┌──
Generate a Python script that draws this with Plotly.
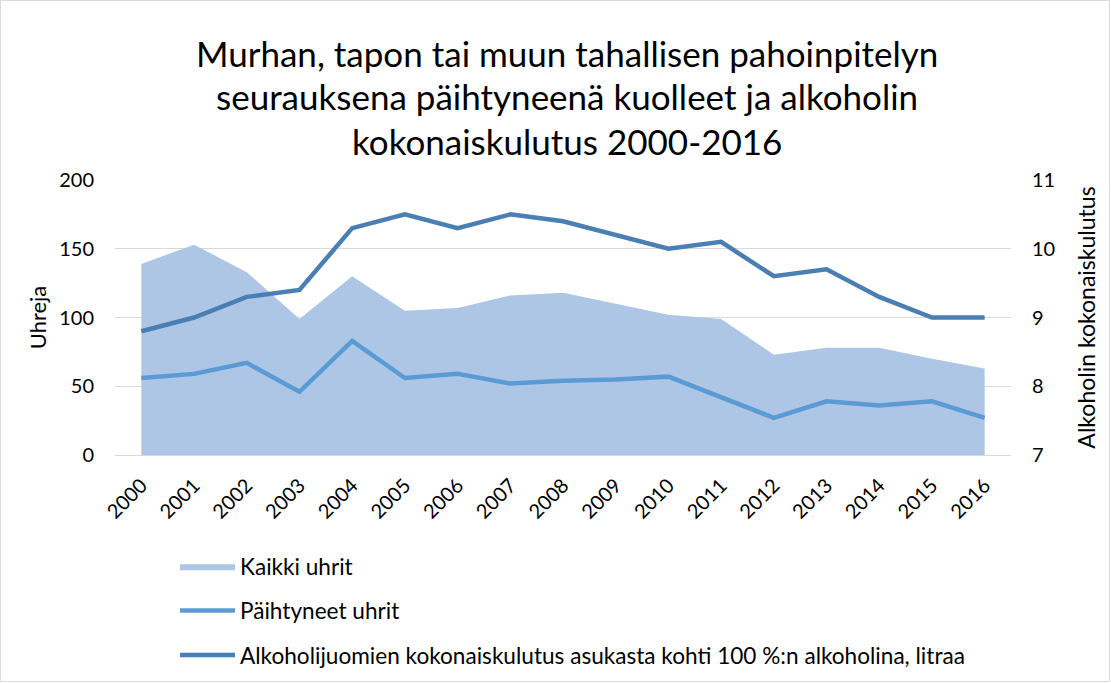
import plotly.graph_objects as go

years = [str(y) for y in range(2000, 2017)]
kaikki_uhrit = [139, 153, 133, 99, 130, 105, 107, 116, 118, 110, 102, 99, 73, 78, 78, 70, 63]
paihtyneet_uhrit = [56, 59, 67, 46, 83, 56, 59, 52, 54, 55, 57, 42, 27, 39, 36, 39, 27]
alkoholi = [8.8, 9.0, 9.3, 9.4, 10.3, 10.5, 10.3, 10.5, 10.4, 10.2, 10.0, 10.1, 9.6, 9.7, 9.3, 9.0, 9.0]

title_lines = [
    "Murhan, tapon tai muun tahallisen pahoinpitelyn",
    "seurauksena päihtyneenä kuolleet ja alkoholin",
    "kokonaiskulutus 2000-2016",
]

FONT = "Lato"
W, H = 1111, 683
L, R, T, B = 115, 100, 180, 228
pw, ph = W - L - R, H - T - B

fig = go.Figure()
fig.add_trace(go.Scatter(
    x=years, y=kaikki_uhrit, name="Kaikki uhrit", mode="lines",
    fill="tozeroy", fillcolor="#adc6e5", line=dict(width=0, color="#adc6e5"),
    legendgroup="a",
))
fig.add_trace(go.Scatter(
    x=years, y=paihtyneet_uhrit, name="Päihtyneet uhrit", mode="lines",
    line=dict(width=4.5, color="#5b9bd5"), legendgroup="b",
))
fig.add_trace(go.Scatter(
    x=years, y=alkoholi, name="Alkoholijuomien kokonaiskulutus asukasta kohti 100 %:n alkoholina, litraa",
    mode="lines", line=dict(width=4.5, color="#4a7fb3"), yaxis="y2", legendgroup="c",
))

title_y_px = [53, 96, 141]
annotations = []
for line, ypx in zip(title_lines, title_y_px):
    annotations.append(dict(
        text=line, xref="paper", yref="paper",
        x=(567 - L) / pw, y=(H - B - ypx) / ph,
        xanchor="center", yanchor="middle", showarrow=False,
        font=dict(family=FONT, size=35, color="#000000"),
    ))

fig.update_layout(
    width=W, height=H,
    margin=dict(l=L, r=R, t=T, b=B, autoexpand=False),
    paper_bgcolor="white", plot_bgcolor="white",
    font=dict(family=FONT, size=20, color="#000000"),
    showlegend=True,
    legend=dict(
        x=(175 - L) / pw, y=(H - B - 545) / ph, xanchor="left", yanchor="top",
        orientation="v", tracegroupgap=12, traceorder="grouped", itemwidth=55,
        font=dict(family=FONT, size=22.6, color="#000000"),
        bgcolor="rgba(0,0,0,0)",
    ),
    xaxis=dict(
        type="category", range=[-0.5, 16.5], tickangle=-45, showgrid=False,
        showline=True, linecolor="#d9d9d9", linewidth=1,
        ticks="", tickfont=dict(size=20), ticklabelstandoff=10,
    ),
    yaxis=dict(
        range=[0, 200], dtick=50, showgrid=True, gridcolor="#d9d9d9", gridwidth=1,
        zeroline=False, ticks="", tickfont=dict(size=20), ticklabelstandoff=20,
        title=dict(text="Uhreja", font=dict(size=22), standoff=6),
    ),
    yaxis2=dict(
        range=[7, 11], dtick=1, overlaying="y", side="right", showgrid=False,
        zeroline=False, ticks="", tickfont=dict(size=20), ticklabelstandoff=20,
        title=dict(text="Alkoholin kokonaiskulutus", font=dict(size=23), standoff=24),
    ),
    annotations=annotations,
    shapes=[dict(
        type="rect", xref="paper", yref="paper",
        x0=(0.5 - L) / pw, x1=(W - 1.5 - L) / pw,
        y0=(H - B - (H - 1.5)) / ph, y1=(H - B - 0.5) / ph,
        line=dict(color="#d9d9d9", width=1), fillcolor="rgba(0,0,0,0)", layer="below",
    )],
)

fig.write_html(
    "out.html",
    config={"displayModeBar": False},
    post_script="document.body.style.margin='0';document.body.style.overflow='hidden';",
)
└──
What this task involves: Quote all the lines above exactly as given. Do not include the pictures.

Complete answer:
Generate a Python script that draws this with Plotly.
import plotly.graph_objects as go

years = [str(y) for y in range(2000, 2017)]
kaikki_uhrit = [139, 153, 133, 99, 130, 105, 107, 116, 118, 110, 102, 99, 73, 78, 78, 70, 63]
paihtyneet_uhrit = [56, 59, 67, 46, 83, 56, 59, 52, 54, 55, 57, 42, 27, 39, 36, 39, 27]
alkoholi = [8.8, 9.0, 9.3, 9.4, 10.3, 10.5, 10.3, 10.5, 10.4, 10.2, 10.0, 10.1, 9.6, 9.7, 9.3, 9.0, 9.0]

title_lines = [
    "Murhan, tapon tai muun tahallisen pahoinpitelyn",
    "seurauksena päihtyneenä kuolleet ja alkoholin",
    "kokonaiskulutus 2000-2016",
]

FONT = "Lato"
W, H = 1111, 683
L, R, T, B = 115, 100, 180, 228
pw, ph = W - L - R, H - T - B

fig = go.Figure()
fig.add_trace(go.Scatter(
    x=years, y=kaikki_uhrit, name="Kaikki uhrit", mode="lines",
    fill="tozeroy", fillcolor="#adc6e5", line=dict(width=0, color="#adc6e5"),
    legendgroup="a",
))
fig.add_trace(go.Scatter(
    x=years, y=paihtyneet_uhrit, name="Päihtyneet uhrit", mode="lines",
    line=dict(width=4.5, color="#5b9bd5"), legendgroup="b",
))
fig.add_trace(go.Scatter(
    x=years, y=alkoholi, name="Alkoholijuomien kokonaiskulutus asukasta kohti 100 %:n alkoholina, litraa",
    mode="lines", line=dict(width=4.5, color="#4a7fb3"), yaxis="y2", legendgroup="c",
))

title_y_px = [53, 96, 141]
annotations = []
for line, ypx in zip(title_lines, title_y_px):
    annotations.append(dict(
        text=line, xref="paper", yref="paper",
        x=(567 - L) / pw, y=(H - B - ypx) / ph,
        xanchor="center", yanchor="middle", showarrow=False,
        font=dict(family=FONT, size=35, color="#000000"),
    ))

fig.update_layout(
    width=W, height=H,
    margin=dict(l=L, r=R, t=T, b=B, autoexpand=False),
    paper_bgcolor="white", plot_bgcolor="white",
    font=dict(family=FONT, size=20, color="#000000"),
    showlegend=True,
    legend=dict(
        x=(175 - L) / pw, y=(H - B - 545) / ph, xanchor="left", yanchor="top",
        orientation="v", tracegroupgap=12, traceorder="grouped", itemwidth=55,
        font=dict(family=FONT, size=22.6, color="#000000"),
        bgcolor="rgba(0,0,0,0)",
    ),
    xaxis=dict(
        type="category", range=[-0.5, 16.5], tickangle=-45, showgrid=False,
        showline=True, linecolor="#d9d9d9", linewidth=1,
        ticks="", tickfont=dict(size=20), ticklabelstandoff=10,
    ),
    yaxis=dict(
        range=[0, 200], dtick=50, showgrid=True, gridcolor="#d9d9d9", gridwidth=1,
        zeroline=False, ticks="", tickfont=dict(size=20), ticklabelstandoff=20,
        title=dict(text="Uhreja", font=dict(size=22), standoff=6),
    ),
    yaxis2=dict(
        range=[7, 11], dtick=1, overlaying="y", side="right", showgrid=False,
        zeroline=False, ticks="", tickfont=dict(size=20), ticklabelstandoff=20,
        title=dict(text="Alkoholin kokonaiskulutus", font=dict(size=23), standoff=24),
    ),
    annotations=annotations,
    shapes=[dict(
        type="rect", xref="paper", yref="paper",
        x0=(0.5 - L) / pw, x1=(W - 1.5 - L) / pw,
        y0=(H - B - (H - 1.5)) / ph, y1=(H - B - 0.5) / ph,
        line=dict(color="#d9d9d9", width=1), fillcolor="rgba(0,0,0,0)", layer="below",
    )],
)

fig.write_html(
    "out.html",
    config={"displayModeBar": False},
    post_script="document.body.style.margin='0';document.body.style.overflow='hidden';",
)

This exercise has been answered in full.